The first thing I want to do is add a DB index on the 'refcount' column
of the 'pristine' table. I'm convinced that will be necessary for
adequate performance. To do so involves:
* Adding the 'CREATE INDEX' SQL statement. That's simple - just
copy/modify/paste one line in wc-metadata.sql.
* Adding a WC format bump step that adds the index to existing dev
WCs. Also quite simple.
* I'd be happier if I ran a timing comparison, before and after, with
searching for unreferenced pristines (those whose refcount is 0). That
would give me confidence that adding the index has actually happened and
that it has the desired effect. It would need a test with a large
number of pristines, a scattered selection of them having refcount=0,
and then time the running of svn_wc__db_pristine_cleanup(). With an
index, this should find them all very quickly and the deletion time
should dominate the whole cleanup operation, whereas without an index
the time taken to scan the whole table should dominate when the table is
very large.
On Thu, 2011-01-13, Branko Čibej wrote:
> On 13.01.2011 20:01, Julian Foad wrote:
> > I have committed the ref counting for pristine texts (r1058523) and have
> > had a bit more insight into when to perform the deletion.
> >
> > Deleting unreferenced texts on closing a "wcroot" is too late - too
> > large a granularity - for the way the WC code is currently structured
> > because this doesn't happen until a (long-lived) pool is cleaned up, as
> > Bert pointed out.
> >
> > Deleting unreferenced texts after running the Work Queue is too soon -
> > too fine a granularity - for the way "commit" is currently structured.
> > A simple test of this approach showed that by the time the post-commit
> > processing tries to install a reference to a pristine text whose
> > checksum was noted earlier, in some cases that pristine row has already
> > been purged.
>
> This would indicate that the reference counting happens too soon ... in
> other words, that a pristine can be dereferenced whilst some part of the
> code (or database) still refers to it. That breaks database consistency
> -- what happens if the user aborts a commit and then calls 'svn
> cleanup', for example?
If what I said about 'commit' is correct, then yes, that's bad and we
should look for a better way.
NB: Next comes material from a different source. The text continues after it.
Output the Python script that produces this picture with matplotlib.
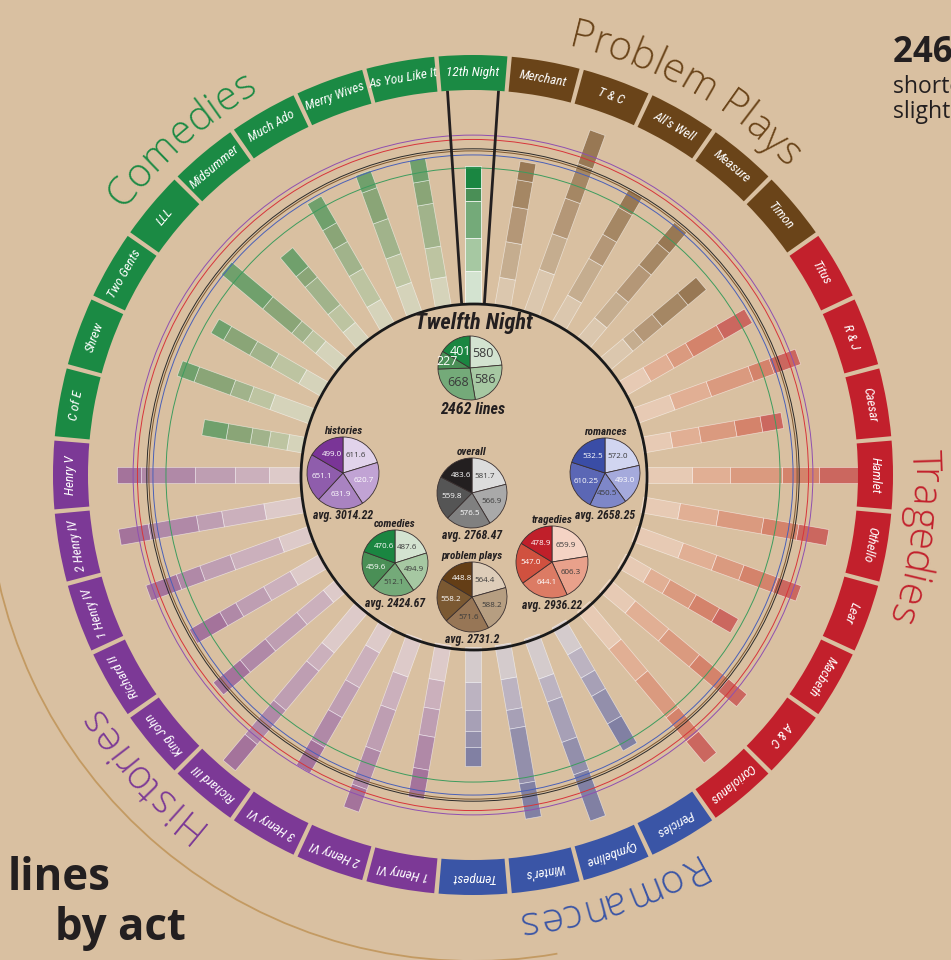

But I haven't tested it properly; I
noticed that the commit failed saying that the DB failed a 'REFERENCES'
clause, and what I said here is a hypothesis about how that happened.
Investingating this is the second thing I would want to do next.
> > At the moment I think the practical solution is to insert calls to the
> > pristine cleanup at the end of each main libsvn_wc public API that may
> > have freed up one or more pristines.
>
> Mmm. Too many points of failure, don't you think? Of course, it's no
> "worse" than the cancellation handlers, however, and I suppose missing a
> chance to delete is better than having one too many.
I'm thinking this is nevertheless the best option. The consequence of
missing some places is not too bad at all. If we miss places where we
should clean up, then all it means is that some operations will leak
unused pristines, but they won't be leaked permanently, only until the
user runs one of the operations that do have the cleanup call in them.
That's a consequence of calling a global "clean up all unreferenced
pristines" function rather than trying to keep track of which pristines
have been freed up by *this* operation.
> > Wherever we do it, if it's at all frequent, the search for unreferenced
> > pristines needs to be efficient. At present I use "SELECT ... FROM
> > PRISTINE WHERE refcount = 0". I believe that can most easily be made
> > efficient by adding an index on the 'refcount' column, so that's what I
> > intend to do.
>
> That's the only thing you can do, unless you want to enhance the
> triggers to populate a queue of to-be-deleted pristines.
I agree that adding an index on the table is a better solution than
trying to maintain a separate queue of the pristines that are waiting to
be cleaned up. The index makes it efficient for a simple query
('refcount = 0') to provide the same information as the separate queue
would provide.
- Julian
Received on 2011-01-18 16:59:26 CET